What this task involves —
Below is a listing; reproduce each line of it exactly.

Data segment —

——————

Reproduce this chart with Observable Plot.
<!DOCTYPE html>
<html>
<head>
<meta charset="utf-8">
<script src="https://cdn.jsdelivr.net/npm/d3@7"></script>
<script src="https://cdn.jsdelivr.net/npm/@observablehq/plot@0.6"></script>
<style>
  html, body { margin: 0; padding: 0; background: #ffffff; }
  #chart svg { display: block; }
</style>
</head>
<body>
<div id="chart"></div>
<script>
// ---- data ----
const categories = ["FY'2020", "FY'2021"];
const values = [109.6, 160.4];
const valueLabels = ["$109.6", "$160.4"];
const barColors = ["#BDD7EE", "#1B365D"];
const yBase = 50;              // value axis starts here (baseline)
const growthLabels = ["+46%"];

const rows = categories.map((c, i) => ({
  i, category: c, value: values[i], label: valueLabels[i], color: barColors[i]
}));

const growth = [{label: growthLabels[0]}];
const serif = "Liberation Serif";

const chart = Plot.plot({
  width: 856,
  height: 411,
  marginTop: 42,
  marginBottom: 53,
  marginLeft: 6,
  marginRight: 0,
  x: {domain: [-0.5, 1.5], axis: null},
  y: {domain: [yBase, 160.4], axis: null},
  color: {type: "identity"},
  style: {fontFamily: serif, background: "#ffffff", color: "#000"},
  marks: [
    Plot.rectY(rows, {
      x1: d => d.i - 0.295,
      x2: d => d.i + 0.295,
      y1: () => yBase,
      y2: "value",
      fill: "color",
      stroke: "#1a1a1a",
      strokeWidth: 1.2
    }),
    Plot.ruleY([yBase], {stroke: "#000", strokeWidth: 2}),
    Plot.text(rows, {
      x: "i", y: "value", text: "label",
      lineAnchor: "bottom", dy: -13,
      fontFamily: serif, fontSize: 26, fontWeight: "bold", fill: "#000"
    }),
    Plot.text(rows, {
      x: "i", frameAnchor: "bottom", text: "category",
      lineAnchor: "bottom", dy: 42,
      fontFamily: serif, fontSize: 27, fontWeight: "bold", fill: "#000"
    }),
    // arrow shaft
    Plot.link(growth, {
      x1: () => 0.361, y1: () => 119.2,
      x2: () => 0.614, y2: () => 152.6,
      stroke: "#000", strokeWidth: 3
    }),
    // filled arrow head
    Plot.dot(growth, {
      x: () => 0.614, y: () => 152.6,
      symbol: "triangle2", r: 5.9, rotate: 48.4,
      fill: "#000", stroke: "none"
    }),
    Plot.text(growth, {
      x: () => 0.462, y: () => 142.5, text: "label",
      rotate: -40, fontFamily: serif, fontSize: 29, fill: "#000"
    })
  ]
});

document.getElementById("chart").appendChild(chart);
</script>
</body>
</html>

——————

The answer —
Reproduce this chart with Observable Plot.
<!DOCTYPE html>
<html>
<head>
<meta charset="utf-8">
<script src="https://cdn.jsdelivr.net/npm/d3@7"></script>
<script src="https://cdn.jsdelivr.net/npm/@observablehq/plot@0.6"></script>
<style>
  html, body { margin: 0; padding: 0; background: #ffffff; }
  #chart svg { display: block; }
</style>
</head>
<body>
<div id="chart"></div>
<script>
// ---- data ----
const categories = ["FY'2020", "FY'2021"];
const values = [109.6, 160.4];
const valueLabels = ["$109.6", "$160.4"];
const barColors = ["#BDD7EE", "#1B365D"];
const yBase = 50;              // value axis starts here (baseline)
const growthLabels = ["+46%"];

const rows = categories.map((c, i) => ({
  i, category: c, value: values[i], label: valueLabels[i], color: barColors[i]
}));

const growth = [{label: growthLabels[0]}];
const serif = "Liberation Serif";

const chart = Plot.plot({
  width: 856,
  height: 411,
  marginTop: 42,
  marginBottom: 53,
  marginLeft: 6,
  marginRight: 0,
  x: {domain: [-0.5, 1.5], axis: null},
  y: {domain: [yBase, 160.4], axis: null},
  color: {type: "identity"},
  style: {fontFamily: serif, background: "#ffffff", color: "#000"},
  marks: [
    Plot.rectY(rows, {
      x1: d => d.i - 0.295,
      x2: d => d.i + 0.295,
      y1: () => yBase,
      y2: "value",
      fill: "color",
      stroke: "#1a1a1a",
      strokeWidth: 1.2
    }),
    Plot.ruleY([yBase], {stroke: "#000", strokeWidth: 2}),
    Plot.text(rows, {
      x: "i", y: "value", text: "label",
      lineAnchor: "bottom", dy: -13,
      fontFamily: serif, fontSize: 26, fontWeight: "bold", fill: "#000"
    }),
    Plot.text(rows, {
      x: "i", frameAnchor: "bottom", text: "category",
      lineAnchor: "bottom", dy: 42,
      fontFamily: serif, fontSize: 27, fontWeight: "bold", fill: "#000"
    }),
    // arrow shaft
    Plot.link(growth, {
      x1: () => 0.361, y1: () => 119.2,
      x2: () => 0.614, y2: () => 152.6,
      stroke: "#000", strokeWidth: 3
    }),
    // filled arrow head
    Plot.dot(growth, {
      x: () => 0.614, y: () => 152.6,
      symbol: "triangle2", r: 5.9, rotate: 48.4,
      fill: "#000", stroke: "none"
    }),
    Plot.text(growth, {
      x: () => 0.462, y: () => 142.5, text: "label",
      rotate: -40, fontFamily: serif, fontSize: 29, fill: "#000"
    })
  ]
});

document.getElementById("chart").appendChild(chart);
</script>
</body>
</html>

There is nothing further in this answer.